I cannot even begin to tell you how many times it’s happened to me. I attend a spiritual retreat, or a weekend of immersion in Scriptures, and come away on a spiritual mountaintop. God is so good; God is so real; my spirit is rejoicing. And then, within a few days something happens that completely destroys that euphoria. Far too often I can see a clear link between the difficulty and the spiritual lessons I “learned” during my retreat.
Has that happened to you? If I asked for a show of hands I would guess yours would go up. What’s up with that!
For me, there are two important things I have more than likely forgotten to do. The first is I have not set in place a plan to walk forward in whatever new truth God has given me. I have not memorized verses, set up an accountability partner, or set goals for myself that reflect a desire to make this a permanent change in my life.
The second is that I have forgotten that I cannot and will not make any meaningful change in my own power. As God reminded Zechariah, “Not by might nor by power, but by my Spirit, says the LORD Almighty” (Zechariah 4:6). No, any “spiritual” task undertaken in my own power is doomed to failure.
So what is happening? Tony Evans explains in his book The Power of God’s Names,
“tests (or trials) are designed to do two things: They demonstrate whether we’ve been paying attention to the lessons we’ve learned, and they give God opportunities to reveal something new about Himself, which develops our character and strengthens our faith.”

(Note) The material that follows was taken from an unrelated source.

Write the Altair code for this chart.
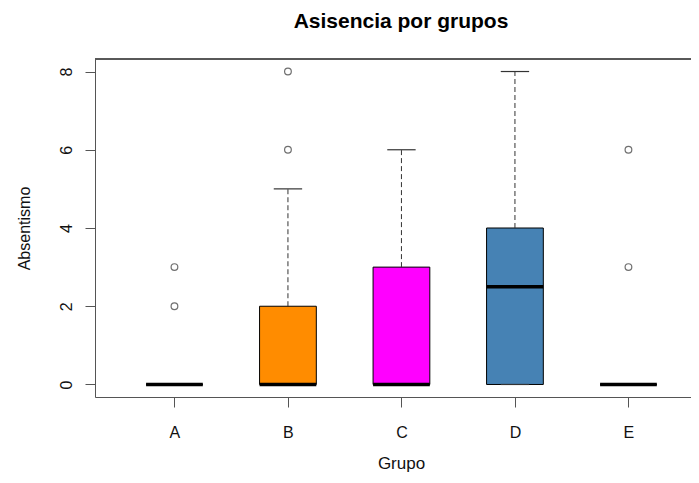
import altair as alt
import pandas as pd

# ---- data ----
grupos = ["A", "B", "C", "D", "E"]
q1 = [0, 0, 0, 0, 0]
mediana = [0, 0, 0, 2.5, 0]
q3 = [0, 2, 3, 4, 0]
bigote_inf = [0, 0, 0, 0, 0]
bigote_sup = [0, 5, 6, 8, 0]
colores = ["white", "#FF8C00", "#FF00FF", "#4682B4", "white"]
atipicos_grupo = ["A", "A", "B", "B", "E", "E"]
atipicos_valor = [2, 3, 6, 8, 3, 6]

pos = {g: i + 1 for i, g in enumerate(grupos)}
HALF = 0.25
CAP = 0.125

df = pd.DataFrame({
    "grupo": grupos, "q1": q1, "med": mediana, "q3": q3,
    "lo": bigote_inf, "hi": bigote_sup, "color": colores,
})
df["x"] = df["grupo"].map(pos)
df["xl"] = df["x"] - HALF
df["xr"] = df["x"] + HALF
df["cl"] = df["x"] - CAP
df["cr"] = df["x"] + CAP

dout = pd.DataFrame({"grupo": atipicos_grupo, "valor": atipicos_valor})
dout["x"] = dout["grupo"].map(pos)

PL, PT = 87, 51
W, H = 596, 338
PB = 467 - PT - H
FONT = "Liberation Sans"
FRAME = "#555555"

labels_js = "[" + ",".join("'%s'" % g for g in grupos) + "]"
xscale = alt.Scale(domain=[0.3, 0.3 + W / 113.5], nice=False, zero=False)
yscale = alt.Scale(domain=[-0.32, 8.32], nice=False, zero=False)

xaxis = alt.Axis(
    values=list(range(1, len(grupos) + 1)),
    labelExpr=labels_js + "[datum.value - 1]",
    title="Grupo", grid=False, tickSize=10, tickColor=FRAME, domainColor=FRAME,
    labelFont=FONT, labelFontSize=16, labelColor="#111111",
    labelBaseline="alphabetic", labelPadding=30, labelAlign="center",
    titleFont=FONT, titleFontSize=17, titleFontWeight="normal", titleColor="#111111",
    titleBaseline="alphabetic", titleX=306, titleY=71, titleAlign="center",
)
yaxis = alt.Axis(
    values=[0, 2, 4, 6, 8], title="Absentismo", grid=False, tickSize=10,
    tickColor=FRAME, domainColor=FRAME,
    labelFont=FONT, labelFontSize=16, labelColor="#111111", labelAngle=270,
    labelAlign="center", labelBaseline="alphabetic", labelPadding=14,
    titleFont=FONT, titleFontSize=16, titleFontWeight="normal", titleColor="#111111",
    titleAngle=270, titleBaseline="alphabetic", titleAlign="center",
    titleX=-66, titleY=H / 2,
)

base = alt.Chart(df)

boxes = base.mark_rect(stroke="black", strokeWidth=1).encode(
    x=alt.X("xl:Q", scale=xscale, axis=xaxis),
    x2="xr:Q",
    y=alt.Y("q1:Q", scale=yscale, axis=yaxis),
    y2="q3:Q",
    fill=alt.Fill("color:N", scale=None),
)

whisk_hi = base.mark_rule(color="#333333", strokeDash=[5, 3], strokeWidth=1).encode(
    x="x:Q", y="q3:Q", y2="hi:Q"
)
whisk_lo = base.mark_rule(color="#333333", strokeDash=[5, 3], strokeWidth=1).encode(
    x="x:Q", y="lo:Q", y2="q1:Q"
)
cap_hi = base.mark_rule(color="#333333", strokeWidth=1.2).encode(
    x="cl:Q", x2="cr:Q", y="hi:Q"
)
cap_lo = base.mark_rule(color="#333333", strokeWidth=1.2).encode(
    x="cl:Q", x2="cr:Q", y="lo:Q"
)
med = base.mark_rule(color="black", strokeWidth=3.5).encode(
    x="xl:Q", x2="xr:Q", y="med:Q"
)
outl = alt.Chart(dout).mark_point(
    shape="circle", filled=False, size=45, stroke="#333333", strokeWidth=1.2
).encode(x="x:Q", y="valor:Q")

top = alt.Chart(df).mark_rule(color=FRAME, strokeWidth=1).encode(
    x=alt.value(0), x2=alt.value(W), y=alt.value(0)
)

chart = alt.layer(
    boxes, whisk_lo, whisk_hi, cap_lo, cap_hi, med, outl, top
).properties(
    width=W, height=H,
    title=alt.TitleParams(
        "Asisencia por grupos", font=FONT, fontSize=21, fontWeight="bold",
        color="black", anchor="middle", baseline="alphabetic", offset=10, dx=8,
    ),
    autosize=alt.AutoSizeParams(type="none"),
    padding={"left": PL, "top": PT, "right": 0, "bottom": PB},
).configure_view(stroke=None).configure(background="white")

chart.save("out.html", embed_options={"renderer": "svg", "actions": False})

That makes sense. I may have “crammed” for the test, but then I immediately forgot everything I had just learned, and was off to the next experience, riding my rapidly deflating magic carpet. I have not truly internalized the lesson, and therefore there is no real change in me, no determination to submit to whatever it takes to be conformed to the image of God’s Son (Romans 8:29).
So God sends a test. His tests are not designed to try to fail me, but rather to remind me that I need to change. Through the test He reminds me that He has what it takes to change me—He is what it takes to change me. And He longs to work with me to bring that change in me.
Job learned this lesson well. He says, “But he knows the way that I take; when he has tested me, I will come forth as gold” (Job 23:10). I pray I never have to experience the level of testing Job endured. But whatever God sends my way, I can be assured that first, God has a purpose for whatever pain, heartache, losses He allows into my life, and second, that if I walk through those difficulties holding on to the hand of the Almighty God, I will not fail. Instead, I will graduate summa cum laude, and hear His words, “Well done.”
 Tony Evans, The Power of God’s Names (Harvest House Publishers, Kindle Edition), p. 156.